Anti-cholesterol drugs can reduce flu deaths

Statins are drugs used for their cholesterol-lowering effects. They are prescribed frequently, and make pharmaceutical companies earn billions of dollars. A new study has shown they might even be a bigger cash cow, as they seem to reduce the number of deaths from infection with influenza virus, which causes the flu. While certainly unexpected, it can be a welcome addition in the everlasting fight against flu.
How it works
Scientists from the Oregon Public Health Division looked at more than 3000 patients that were hospitalized with flu, and had a confirmed influenza infection. 33 percent of these patients were given statins, either prior to hospitalization, or during. This was not part of the treatment: they just happened to be on statin treatment, likely because of high levels of cholesterol. After several confounding factors had been excluded, they found that statin treatment made patients twice as less likely to die from influenza infection. That seems quite a dramatic effect for a drug that was designed from something totally different.

Statins are normally used to reduce the levels of bad cholesterol in the body: LDL. They inhibit an enzyme that plays a key role in cholesterol production. The enzyme, dubbed HMG-CoA reductase, does not seem to play a role in the immune system, however. That is why the method of action in reducing influenza deaths remains to be investigated. New drugs are in development that work on a different mechanism, and can be used instead, or in combination with statins, to treat high levels of cholesterol.
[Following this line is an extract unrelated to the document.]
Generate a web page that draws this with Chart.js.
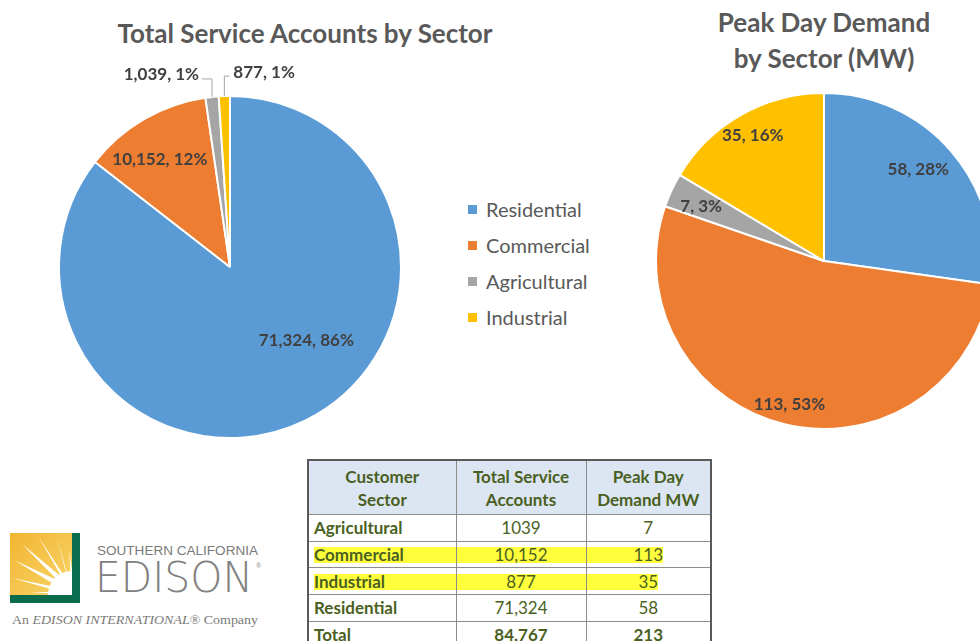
<!DOCTYPE html>
<html>
<head>
<meta charset="utf-8">
<script src="https://cdn.jsdelivr.net/npm/chart.js@4.4.0/dist/chart.umd.min.js"></script>
<style>
  body { margin: 0; width: 980px; height: 641px; overflow: hidden; position: relative; background: #fff; font-family: Lato, "Open Sans", sans-serif; }
  .abs { position: absolute; }
  .title { color: #595959; font-weight: bold; font-size: 26px; text-align: center; line-height: 36px; }
  #legend div { position: absolute; left: 0; font-size: 20px; color: #595959; white-space: nowrap; }
  #legend span { display: inline-block; width: 9px; height: 9px; margin-right: 9px; vertical-align: 3px; }
  #tbl { border-collapse: collapse; table-layout: fixed; position: relative; z-index: 2; }
  #tbl td { border: 1px solid #8c8c8c; color: #4a5f22; font-size: 17px; height: 25.7px; padding: 0 5px; text-align: center; white-space: nowrap; }
  #tbl tr.head td { background: #dce6f2; font-weight: bold; height: 53px; line-height: 23px; }
  #tbl td.first { text-align: left; font-weight: bold; }
  .hl { position: absolute; background: #ffff3c; z-index: 1; }
</style>
</head>
<body>
<div class="abs title" style="left:55px; top:15px; width:500px;">Total Service Accounts by Sector</div>
<div class="abs title" style="left:674px; top:4px; width:300px;">Peak Day Demand<br>by Sector (MW)</div>

<canvas id="accountsChart" class="abs" style="left:0; top:0;" width="460" height="450"></canvas>
<canvas id="demandChart" class="abs" style="left:640px; top:0;" width="340" height="450"></canvas>

<div id="legend" class="abs" style="left:468px; top:197px;"></div>

<div id="tableWrap" class="abs" style="left:307px; top:459px;">
  <table id="tbl" style="border:2px solid #595959;">
    <colgroup><col style="width:148px"><col style="width:130px"><col style="width:125px"></colgroup>
  </table>
</div>

<svg class="abs" style="left:0; top:520px;" width="290" height="121">
  <defs>
    <linearGradient id="sun" x1="0" y1="0" x2="1" y2="1">
      <stop offset="0" stop-color="#f2b531"/>
      <stop offset="1" stop-color="#f8d56a"/>
    </linearGradient>
  </defs>
  <rect x="10" y="13" width="70" height="70" fill="#0b6b4d"/>
  <rect x="10" y="13" width="62" height="62" fill="url(#sun)"/>
  <g fill="#fff">
    <path d="M72 75 L14 40 L72 67 Z"/>
    <path d="M72 75 L22 24 L70 64 Z"/>
    <path d="M72 75 L38 16 L68 62 Z"/>
    <path d="M72 75 L56 15 L69 60 Z"/>
    <path d="M72 75 L12 58 L70 70 Z"/>
    <path d="M72 75 L30 72 L72 72 Z"/>
    <path d="M72 75 L69 30 L72 50 Z"/>
    <path d="M72 75 L48 75 A24 24 0 0 1 72 51 Z"/>
  </g>
  <text x="97" y="35" font-family="Liberation Sans, sans-serif" font-size="12" fill="#7a7a7a" textLength="161" lengthAdjust="spacingAndGlyphs">SOUTHERN CALIFORNIA</text>
  <text x="95" y="72" font-family="DejaVu Sans, sans-serif" font-weight="200" font-size="42" fill="#808080" textLength="158" lengthAdjust="spacingAndGlyphs">EDISON</text>
  <text x="256" y="48" font-family="Liberation Sans, sans-serif" font-size="7" fill="#8a8a8a">®</text>
  <text x="12" y="104" font-family="Liberation Serif, serif" font-size="12.5" fill="#7a7a7a" textLength="246" lengthAdjust="spacingAndGlyphs">An <tspan font-style="italic">EDISON INTERNATIONAL</tspan>® Company</text>
</svg>

<script>
// chart data (pie order as in the slides)
const sectors = ['Residential', 'Commercial', 'Agricultural', 'Industrial'];
const accounts = [71324, 10152, 1039, 877];
const accountPct = [86, 12, 1, 1];
const demandMW = [58, 113, 7, 35];
const demandPct = [28, 53, 3, 16];

// table data
const tableSectors = ['Agricultural', 'Commercial', 'Industrial', 'Residential'];
const tableAccounts = ['1039', '10,152', '877', '71,324'];
const tableDemand = ['7', '113', '35', '58'];
const totalAccounts = '84,767';
const totalDemand = '213';
const highlighted = ['Commercial', 'Industrial'];

const sectorColors = ['#5b9bd5', '#ed7d31', '#a5a5a5', '#ffc000'];

// "value, pct%" labels on or beside each slice
function sliceLabels(values, pct, place) {
    return {
        id: 'sliceLabels',
        afterDraw(chart) {
            const ctx = chart.ctx;
            const meta = chart.getDatasetMeta(0);
            ctx.save();
            ctx.font = 'bold 17px Lato';
            ctx.fillStyle = '#404040';
            ctx.strokeStyle = '#a6a6a6';
            ctx.lineWidth = 1;
            ctx.textBaseline = 'middle';
            meta.data.forEach((arc, i) => {
                const p = place[i];
                const a = arc.getProps(['x', 'y', 'startAngle', 'endAngle', 'outerRadius'], true);
                const mid = (a.startAngle + a.endAngle) / 2 + (p.shift || 0) * Math.PI / 180;
                const text = values[i].toLocaleString('en-US') + ', ' + pct[i] + '%';
                if (p.out) {
                    const ex = a.x + Math.cos(mid) * a.outerRadius;
                    const ey = a.y + Math.sin(mid) * a.outerRadius;
                    const ly = ey + p.dy, lx = ex + p.dx;
                    ctx.beginPath();
                    ctx.moveTo(ex, ey);
                    ctx.lineTo(ex, ly);
                    ctx.lineTo(lx, ly);
                    ctx.stroke();
                    ctx.textAlign = p.dx < 0 ? 'right' : 'left';
                    ctx.fillText(text, lx + (p.dx < 0 ? -3 : 4), ly - 4);
                } else {
                    const r = a.outerRadius * p.r;
                    ctx.textAlign = 'center';
                    ctx.fillText(text, a.x + Math.cos(mid) * r, a.y + Math.sin(mid) * r);
                }
            });
            ctx.restore();
        }
    };
}

function pieChart(id, values, pct, radius, padding, place) {
    new Chart(document.getElementById(id), {
        type: 'pie',
        data: {
            labels: sectors,
            datasets: [{
                data: values,
                backgroundColor: sectorColors,
                borderColor: '#ffffff',
                borderWidth: 2,
                radius: radius,
                clip: false
            }]
        },
        options: {
            responsive: false,
            animation: false,
            devicePixelRatio: 1,
            layout: { padding: padding },
            plugins: {
                legend: { display: false },
                tooltip: { enabled: false }
            }
        },
        plugins: [sliceLabels(values, pct, place)]
    });
}

pieChart('accountsChart', accounts, accountPct, 171, { top: 84 }, [
    { r: 0.62, shift: -20 },
    { r: 0.75, shift: -3 },
    { out: true, dy: -18, dx: -10 },
    { out: true, dy: -20, dx: 5 }
]);

pieChart('demandChart', demandMW, demandPct, 168, { top: 72, left: 28 }, [
    { r: 0.78, shift: -3 },
    { r: 0.88, shift: 0 },
    { r: 0.80, shift: -1 },
    { r: 0.86, shift: 0 }
]);

// legend
const legend = document.getElementById('legend');
sectors.forEach((s, i) => {
    const d = document.createElement('div');
    d.style.top = (i * 36) + 'px';
    d.innerHTML = '<span style="background:' + sectorColors[i] + '"></span>' + s;
    legend.appendChild(d);
});

// table
const tbl = document.getElementById('tbl');
function addRow(cells, cls) {
    const tr = document.createElement('tr');
    if (cls) tr.className = cls;
    cells.forEach((c, j) => {
        const td = document.createElement('td');
        if (j === 0 && cls !== 'head') td.className = 'first';
        td.innerHTML = '<span>' + c + '</span>';
        tr.appendChild(td);
    });
    tbl.appendChild(tr);
    return tr;
}
addRow(['Customer<br>Sector', 'Total Service<br>Accounts', 'Peak Day<br>Demand MW'], 'head');
tableSectors.forEach((s, i) => {
    const tr = addRow([s, tableAccounts[i], tableDemand[i]]);
    if (highlighted.includes(s)) tr.dataset.hl = '1';
});
const totalRow = addRow(['Total', totalAccounts, totalDemand]);
totalRow.querySelectorAll('td').forEach(td => td.style.fontWeight = 'bold');

// yellow text highlight across the highlighted rows
const wrap = document.getElementById('tableWrap');
const base = wrap.getBoundingClientRect();
tbl.querySelectorAll('tr[data-hl]').forEach(tr => {
    const spans = tr.querySelectorAll('span');
    const a = spans[0].getBoundingClientRect();
    const b = spans[2].getBoundingClientRect();
    const row = tr.getBoundingClientRect();
    const h = document.createElement('div');
    h.className = 'hl';
    h.style.left = (a.left - base.left) + 'px';
    h.style.width = (b.right - a.left) + 'px';
    h.style.top = (row.top - base.top + 6) + 'px';
    h.style.height = '16px';
    wrap.appendChild(h);
});
</script>
</body>
</html>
The Oregon-based study was just an observational one, and does not provide any clues that explain why statins work the way they do. While that remains to be investigated, it sure is an important discovery in combating the flu. About 20,000 people are hospitalized each year in the US due to complications resulting from influenza infection, and many people die. We might be able to reduce that number now, and we already tested and tried the drug for a long time in human patients, which severely cuts down on the time needed to implement the drug for influenza therapy.